Evading the sign problem in the mean-field approximation through Lefschetz-thimble path integral

TL;DR

The paper addresses the fermion sign problem in mean-field approximations at finite density by employing a Picard–Lefschetz Lefschetz-thimble framework that complexifies field variables and organizes the integral into real contributions from CK-symmetric saddle points. A central result is a formal decomposition that ensures the partition function $Z$ is real at any order when saddles come in CK-symmetric pairs, with residual sign from the Jacobian and inter-saddle cancellations discussed. The Airy integral is used as a transparent demonstration, producing real asymptotics in both $a>0$ and $a<0$ regimes. The method is then applied to a Polyakov-loop effective model of dense QCD, showing that CK-symmetric saddle points in the complexified space yield real observables and provide a systematic improvement beyond MFA, with insights into the large-$\mu$ limit and potential limitations due to multiple saddles.

Abstract

The fermion sign problem appearing in the mean-field approximation is considered, and the systematic computational scheme of the free energy is devised by using the Lefschetz-thimble method. We show that the Lefschetz-thimble method respects the reflection symmetry, which makes physical quantities manifestly real at any order of approximations using complex saddle points.
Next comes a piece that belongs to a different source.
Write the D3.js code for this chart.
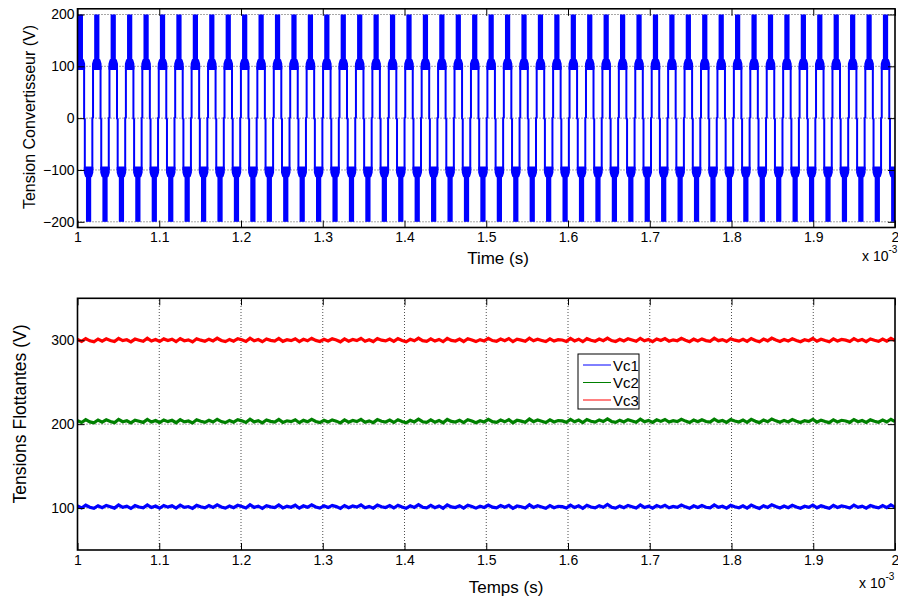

The formula is demonstrated through the Airy integral as an example, and its application to the Polyakov-loop effective model of dense QCD is discussed in detail.

Figures (1)

• Figure 1: Flows at $h=0.1$ and $\mu=2$ around the $\mathcal{CK}$-symmetric saddle point (the black blob) $z^*$ in the $\mathrm{Re}(z_1)$-$\mathrm{Im}(z_2)$ plane. The red solid and green dashed lines are the Lefschetz thimble $\mathfrak{J}_*$ and its dual $\mathfrak{K}_*$ of $z^*$, respectively. Since $\mathfrak{K}_*$ intersects with $\mathrm{Im}(z_2)=0$, the integral over $\mathfrak{J}_*$ is equal to that over $\mathfrak{C}$.